# [What is asked]
Repeat the entire listing exactly.

# [Collected data]

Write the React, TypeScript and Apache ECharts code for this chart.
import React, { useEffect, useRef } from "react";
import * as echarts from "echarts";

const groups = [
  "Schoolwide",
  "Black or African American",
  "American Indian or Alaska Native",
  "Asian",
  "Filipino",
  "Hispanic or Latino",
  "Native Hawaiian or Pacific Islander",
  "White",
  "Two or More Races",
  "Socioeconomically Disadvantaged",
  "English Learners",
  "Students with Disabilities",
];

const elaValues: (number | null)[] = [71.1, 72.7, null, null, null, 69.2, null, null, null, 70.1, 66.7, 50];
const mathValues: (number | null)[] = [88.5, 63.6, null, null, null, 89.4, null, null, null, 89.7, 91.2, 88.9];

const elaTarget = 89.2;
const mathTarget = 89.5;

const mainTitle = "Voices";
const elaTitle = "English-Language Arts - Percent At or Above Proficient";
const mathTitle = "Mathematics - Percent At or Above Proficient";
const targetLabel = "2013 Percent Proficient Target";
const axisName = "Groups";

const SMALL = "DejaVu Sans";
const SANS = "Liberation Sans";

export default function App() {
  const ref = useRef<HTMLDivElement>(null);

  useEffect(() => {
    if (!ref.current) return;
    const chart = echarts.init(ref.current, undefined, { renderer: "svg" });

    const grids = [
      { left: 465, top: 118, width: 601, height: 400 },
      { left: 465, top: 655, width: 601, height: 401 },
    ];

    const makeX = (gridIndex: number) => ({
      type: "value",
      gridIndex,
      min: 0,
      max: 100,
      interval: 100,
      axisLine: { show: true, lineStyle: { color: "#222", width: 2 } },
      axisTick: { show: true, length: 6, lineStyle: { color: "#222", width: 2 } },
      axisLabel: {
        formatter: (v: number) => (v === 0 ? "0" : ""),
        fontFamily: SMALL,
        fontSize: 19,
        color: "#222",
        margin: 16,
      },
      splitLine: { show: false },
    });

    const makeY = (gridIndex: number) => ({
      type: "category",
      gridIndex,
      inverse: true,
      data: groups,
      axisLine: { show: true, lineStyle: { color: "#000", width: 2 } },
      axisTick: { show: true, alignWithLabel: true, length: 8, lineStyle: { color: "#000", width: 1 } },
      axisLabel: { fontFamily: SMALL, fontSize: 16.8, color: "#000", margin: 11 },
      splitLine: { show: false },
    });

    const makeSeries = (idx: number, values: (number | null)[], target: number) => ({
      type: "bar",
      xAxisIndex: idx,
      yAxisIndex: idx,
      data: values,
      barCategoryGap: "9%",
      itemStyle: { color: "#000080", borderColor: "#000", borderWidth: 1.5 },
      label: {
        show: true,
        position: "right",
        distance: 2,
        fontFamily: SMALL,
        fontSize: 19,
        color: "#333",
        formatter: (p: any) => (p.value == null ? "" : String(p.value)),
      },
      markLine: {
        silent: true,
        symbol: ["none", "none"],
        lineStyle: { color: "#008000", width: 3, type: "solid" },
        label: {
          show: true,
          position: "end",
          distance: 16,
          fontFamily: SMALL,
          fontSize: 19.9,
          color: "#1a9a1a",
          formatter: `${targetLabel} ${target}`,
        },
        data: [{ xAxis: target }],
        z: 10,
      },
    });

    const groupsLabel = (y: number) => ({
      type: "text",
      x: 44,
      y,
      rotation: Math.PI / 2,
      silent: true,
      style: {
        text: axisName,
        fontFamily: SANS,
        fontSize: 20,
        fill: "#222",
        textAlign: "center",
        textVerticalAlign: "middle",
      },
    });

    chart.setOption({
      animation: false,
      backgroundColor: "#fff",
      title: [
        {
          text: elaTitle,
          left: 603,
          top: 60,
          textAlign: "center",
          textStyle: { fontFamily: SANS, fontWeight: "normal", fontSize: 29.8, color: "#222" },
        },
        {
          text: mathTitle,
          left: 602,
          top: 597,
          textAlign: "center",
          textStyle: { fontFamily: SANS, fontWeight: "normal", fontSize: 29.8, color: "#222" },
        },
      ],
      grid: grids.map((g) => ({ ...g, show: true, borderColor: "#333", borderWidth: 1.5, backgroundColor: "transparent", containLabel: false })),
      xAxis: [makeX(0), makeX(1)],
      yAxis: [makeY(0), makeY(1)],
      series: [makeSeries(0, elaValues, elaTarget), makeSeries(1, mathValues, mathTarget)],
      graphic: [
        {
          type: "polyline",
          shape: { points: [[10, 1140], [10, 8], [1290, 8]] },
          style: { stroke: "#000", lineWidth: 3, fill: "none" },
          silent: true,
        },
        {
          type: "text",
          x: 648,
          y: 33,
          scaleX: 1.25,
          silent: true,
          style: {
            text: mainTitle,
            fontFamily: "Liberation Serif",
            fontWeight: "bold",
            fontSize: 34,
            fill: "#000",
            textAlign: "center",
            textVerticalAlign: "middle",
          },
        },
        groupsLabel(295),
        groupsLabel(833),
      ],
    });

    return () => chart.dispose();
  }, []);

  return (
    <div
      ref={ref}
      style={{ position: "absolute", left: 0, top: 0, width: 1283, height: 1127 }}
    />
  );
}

# [Response for this exercise]
Write the React, TypeScript and Apache ECharts code for this chart.
import React, { useEffect, useRef } from "react";
import * as echarts from "echarts";

const groups = [
  "Schoolwide",
  "Black or African American",
  "American Indian or Alaska Native",
  "Asian",
  "Filipino",
  "Hispanic or Latino",
  "Native Hawaiian or Pacific Islander",
  "White",
  "Two or More Races",
  "Socioeconomically Disadvantaged",
  "English Learners",
  "Students with Disabilities",
];

const elaValues: (number | null)[] = [71.1, 72.7, null, null, null, 69.2, null, null, null, 70.1, 66.7, 50];
const mathValues: (number | null)[] = [88.5, 63.6, null, null, null, 89.4, null, null, null, 89.7, 91.2, 88.9];

const elaTarget = 89.2;
const mathTarget = 89.5;

const mainTitle = "Voices";
const elaTitle = "English-Language Arts - Percent At or Above Proficient";
const mathTitle = "Mathematics - Percent At or Above Proficient";
const targetLabel = "2013 Percent Proficient Target";
const axisName = "Groups";

const SMALL = "DejaVu Sans";
const SANS = "Liberation Sans";

export default function App() {
  const ref = useRef<HTMLDivElement>(null);

  useEffect(() => {
    if (!ref.current) return;
    const chart = echarts.init(ref.current, undefined, { renderer: "svg" });

    const grids = [
      { left: 465, top: 118, width: 601, height: 400 },
      { left: 465, top: 655, width: 601, height: 401 },
    ];

    const makeX = (gridIndex: number) => ({
      type: "value",
      gridIndex,
      min: 0,
      max: 100,
      interval: 100,
      axisLine: { show: true, lineStyle: { color: "#222", width: 2 } },
      axisTick: { show: true, length: 6, lineStyle: { color: "#222", width: 2 } },
      axisLabel: {
        formatter: (v: number) => (v === 0 ? "0" : ""),
        fontFamily: SMALL,
        fontSize: 19,
        color: "#222",
        margin: 16,
      },
      splitLine: { show: false },
    });

    const makeY = (gridIndex: number) => ({
      type: "category",
      gridIndex,
      inverse: true,
      data: groups,
      axisLine: { show: true, lineStyle: { color: "#000", width: 2 } },
      axisTick: { show: true, alignWithLabel: true, length: 8, lineStyle: { color: "#000", width: 1 } },
      axisLabel: { fontFamily: SMALL, fontSize: 16.8, color: "#000", margin: 11 },
      splitLine: { show: false },
    });

    const makeSeries = (idx: number, values: (number | null)[], target: number) => ({
      type: "bar",
      xAxisIndex: idx,
      yAxisIndex: idx,
      data: values,
      barCategoryGap: "9%",
      itemStyle: { color: "#000080", borderColor: "#000", borderWidth: 1.5 },
      label: {
        show: true,
        position: "right",
        distance: 2,
        fontFamily: SMALL,
        fontSize: 19,
        color: "#333",
        formatter: (p: any) => (p.value == null ? "" : String(p.value)),
      },
      markLine: {
        silent: true,
        symbol: ["none", "none"],
        lineStyle: { color: "#008000", width: 3, type: "solid" },
        label: {
          show: true,
          position: "end",
          distance: 16,
          fontFamily: SMALL,
          fontSize: 19.9,
          color: "#1a9a1a",
          formatter: `${targetLabel} ${target}`,
        },
        data: [{ xAxis: target }],
        z: 10,
      },
    });

    const groupsLabel = (y: number) => ({
      type: "text",
      x: 44,
      y,
      rotation: Math.PI / 2,
      silent: true,
      style: {
        text: axisName,
        fontFamily: SANS,
        fontSize: 20,
        fill: "#222",
        textAlign: "center",
        textVerticalAlign: "middle",
      },
    });

    chart.setOption({
      animation: false,
      backgroundColor: "#fff",
      title: [
        {
          text: elaTitle,
          left: 603,
          top: 60,
          textAlign: "center",
          textStyle: { fontFamily: SANS, fontWeight: "normal", fontSize: 29.8, color: "#222" },
        },
        {
          text: mathTitle,
          left: 602,
          top: 597,
          textAlign: "center",
          textStyle: { fontFamily: SANS, fontWeight: "normal", fontSize: 29.8, color: "#222" },
        },
      ],
      grid: grids.map((g) => ({ ...g, show: true, borderColor: "#333", borderWidth: 1.5, backgroundColor: "transparent", containLabel: false })),
      xAxis: [makeX(0), makeX(1)],
      yAxis: [makeY(0), makeY(1)],
      series: [makeSeries(0, elaValues, elaTarget), makeSeries(1, mathValues, mathTarget)],
      graphic: [
        {
          type: "polyline",
          shape: { points: [[10, 1140], [10, 8], [1290, 8]] },
          style: { stroke: "#000", lineWidth: 3, fill: "none" },
          silent: true,
        },
        {
          type: "text",
          x: 648,
          y: 33,
          scaleX: 1.25,
          silent: true,
          style: {
            text: mainTitle,
            fontFamily: "Liberation Serif",
            fontWeight: "bold",
            fontSize: 34,
            fill: "#000",
            textAlign: "center",
            textVerticalAlign: "middle",
          },
        },
        groupsLabel(295),
        groupsLabel(833),
      ],
    });

    return () => chart.dispose();
  }, []);

  return (
    <div
      ref={ref}
      style={{ position: "absolute", left: 0, top: 0, width: 1283, height: 1127 }}
    />
  );
}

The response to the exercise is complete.